I am sure that you have heard this response so many times when someone who has succeeded at an endeavour is asked for the secret of their success. Perhaps it is because of our religious zeal as a nation, and/or a false sense of humility, usually when asked, the person replies, “It was God.” With all due response to everyone’s sense of spirituality, I find that answer simply silly. Answers like that are part of the reasons why we do not develop as a people. You see, when you say “It was God”, instead of sharing practical knowledge and wisdom that others can use, you keep others from learning. Your wisdom and experience are wasted. You live and die with them.

We have a dearth of practical knowledge and wisdom in this country. We need to change this. We need to build capacity. When asked how you accomplished a project, built a successful company, or carried out a task successfully, please spare us the religious lingo and share in plain language (not unknown tongues) exactly what principles you deployed, and what steps you took to accomplish it. That way, others can learn. When others learn, they can replicate success in their endeavours. When that begins to happen on a widespread scale, we will be on our way to sustainable development as a nation. Until then, we are playing games.

We all already know that Oluwa is involved. It is God. Yes; to God be the glory, but please tell us how you did it. Praise the Lord. Can I have an Amen in the house?

Of course, if you paid a bribe to get that contract, cut corners to get the job done, or just fumbled around till you succeeded by a stroke of luck, it is very convenient to just tell us that it was God. In Nigeria, that phrase is a powerful gate pass.


  1. And God is able to make all grace abound to you, so that always having all sufficiency in everything, you may have an abundance for every good deed; 2 Corinthians 9:8

    But there is a spirit in man: and the inspiration of the Almighty gives them understanding. Job 32:8

    While I agree that Nigeria’s over-spiritualise almost all forms of progress seen in their lives, you can’t entirely ascribe human success solely on the mundane; “Oluwa” is still involved.

    If you have read Malcolm Gladwell’s book Outliers, he theories on how a combination of culture, family , relationships and one’s personal drive contributes to individual success. I totally assent to this theories, I do however believe there’s some spiritual undertone to all these.

    For us to have no regard to the “grace of GOD” in our daily affairs will draw into a state of pride & perdition. Tell people about the commitment and focus you had that drove your success but do not fail to acknowledge GOD. You would agree thats it’s in him “we live, move and have our being”.

  2. “It was God” indeed that allowed a person to pass the brown envelope or cut corners to success. Only in Nigeria can people use “it was God” as a statement and get away with it without having to qualify the how. In other places people will explain how God led them to where they are, and the painful lessons learned along the way. Only in Nigeria does God seem to condone bribery and shortcuts and the few that genuinely work hard are considered fools.

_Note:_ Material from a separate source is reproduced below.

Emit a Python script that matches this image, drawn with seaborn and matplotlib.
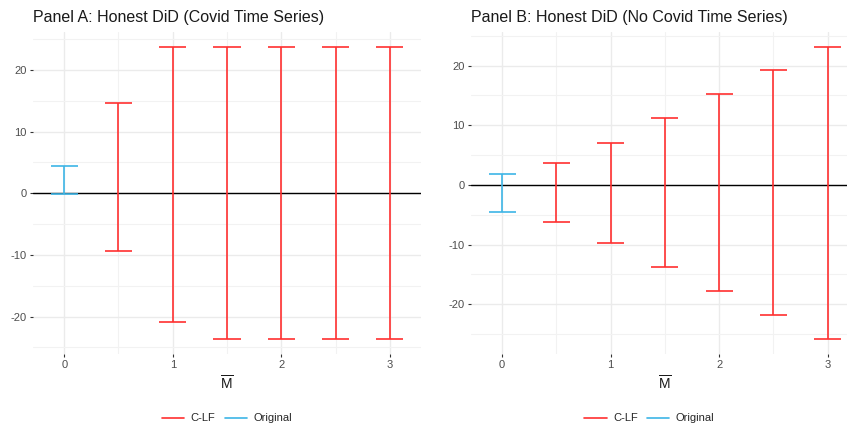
import matplotlib
matplotlib.use("Agg")
import matplotlib.pyplot as plt
from matplotlib.ticker import MultipleLocator
import numpy as np
import pandas as pd
import seaborn as sns

# valeurs
m_bar = [0.5, 1.0, 1.5, 2.0, 2.5, 3.0]
a_lower = [-9.3, -20.8, -23.7, -23.7, -23.7, -23.7]
a_upper = [14.6, 23.8, 23.8, 23.8, 23.8, 23.8]
a_orig = [-0.1, 4.5]
b_lower = [-6.3, -9.75, -13.8, -17.8, -21.85, -25.9]
b_upper = [3.7, 7.1, 11.2, 15.2, 19.2, 23.2]
b_orig = [-4.6, 1.9]

titles = ["Panel A: Honest DiD (Covid Time Series)",
          "Panel B: Honest DiD (No Covid Time Series)"]
colors = {"C-LF": "#FF3030", "Original": "#3DB5E6"}


def make_df(lower, upper, orig):
    rows = [{"M": 0.0, "lb": orig[0], "ub": orig[1], "type": "Original"}]
    for m, lo, hi in zip(m_bar, lower, upper):
        rows.append({"M": m, "lb": lo, "ub": hi, "type": "C-LF"})
    return pd.DataFrame(rows)


sns.set_theme(style="whitegrid")
plt.rcParams["font.family"] = ["Liberation Sans", "DejaVu Sans"]
plt.rcParams["mathtext.fontset"] = "custom"
plt.rcParams["mathtext.rm"] = "Liberation Sans"
plt.rcParams["axes.unicode_minus"] = False

fig = plt.figure(figsize=(8.47, 4.25), dpi=100)
ax_a = fig.add_axes([0.039, 0.167, 0.458, 0.758])
ax_b = fig.add_axes([0.556, 0.167, 0.458, 0.758])

panels = [(ax_a, make_df(a_lower, a_upper, a_orig)),
          (ax_b, make_df(b_lower, b_upper, b_orig))]

w = 0.25
for i, (ax, df) in enumerate(panels):
    ax.axhline(0, color="black", lw=1.0, zorder=2)
    for t in ["C-LF", "Original"]:
        d = df[df["type"] == t]
        c = colors[t]
        ax.vlines(d["M"], d["lb"], d["ub"], color=c, lw=1.2, zorder=3)
        ax.hlines(d["lb"], d["M"] - w / 2, d["M"] + w / 2, color=c, lw=1.2, zorder=3)
        ax.hlines(d["ub"], d["M"] - w / 2, d["M"] + w / 2, color=c, lw=1.2, zorder=3)
        ax.plot([], [], color=c, lw=1.2, label=t)

    # expansion 5% comme ggplot
    xmin, xmax = df["M"].min() - w / 2, df["M"].max() + w / 2
    ymin, ymax = df["lb"].min(), df["ub"].max()
    ax.set_xlim(xmin - 0.05 * (xmax - xmin), xmax + 0.05 * (xmax - xmin))
    ax.set_ylim(ymin - 0.05 * (ymax - ymin), ymax + 0.05 * (ymax - ymin))

    ax.xaxis.set_major_locator(MultipleLocator(1))
    ax.xaxis.set_minor_locator(MultipleLocator(0.5))
    ax.yaxis.set_major_locator(MultipleLocator(10))
    ax.yaxis.set_minor_locator(MultipleLocator(5))
    ax.grid(which="major", color="#EBEBEB", lw=1.0)
    ax.grid(which="minor", color="#F2F2F2", lw=0.8)
    for s in ax.spines.values():
        s.set_visible(False)
    ax.tick_params(which="major", length=2.5, width=0.8, color="#333333",
                   labelsize=8, labelcolor="#4D4D4D", pad=2, bottom=True, left=True)
    ax.tick_params(which="minor", length=0)
    ax.set_xticks([0, 1, 2, 3])
    ax.set_xticklabels(["0", "1", "2", "3"])
    ax.set_ylabel("")
    ax.set_xlabel(r"$\overline{\mathrm{M}}$", fontsize=10, color="#1A1A1A", labelpad=3)
    ax.set_title(titles[i], loc="left", fontsize=11.5, color="#1A1A1A", pad=7)
    ax.legend(loc="center", bbox_to_anchor=(0.5 if i == 0 else 0.46, -0.2), ncol=2,
              frameon=False, fontsize=8, handlelength=2.0, columnspacing=0.8,
              handletextpad=0.6)

fig.savefig("out.png", dpi=100)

    I don’t doubt God’s ability to lead people to success, but the whole idea that success is always financial is myopic at best.”It was God” isn’t enough.

    As Mister Mo has rightly said, it’s a loaded statement that – to me – seems to sheepishly be accompanied by “Amen” without interrogation or questioning. Explaining how you managed to succeed in an endeavour doesn’t have to mean bragging, but providing others with pointers and useful advice.

    Maybe “it was God” is a way of kicking the ladder down so others don’t achieve similar success.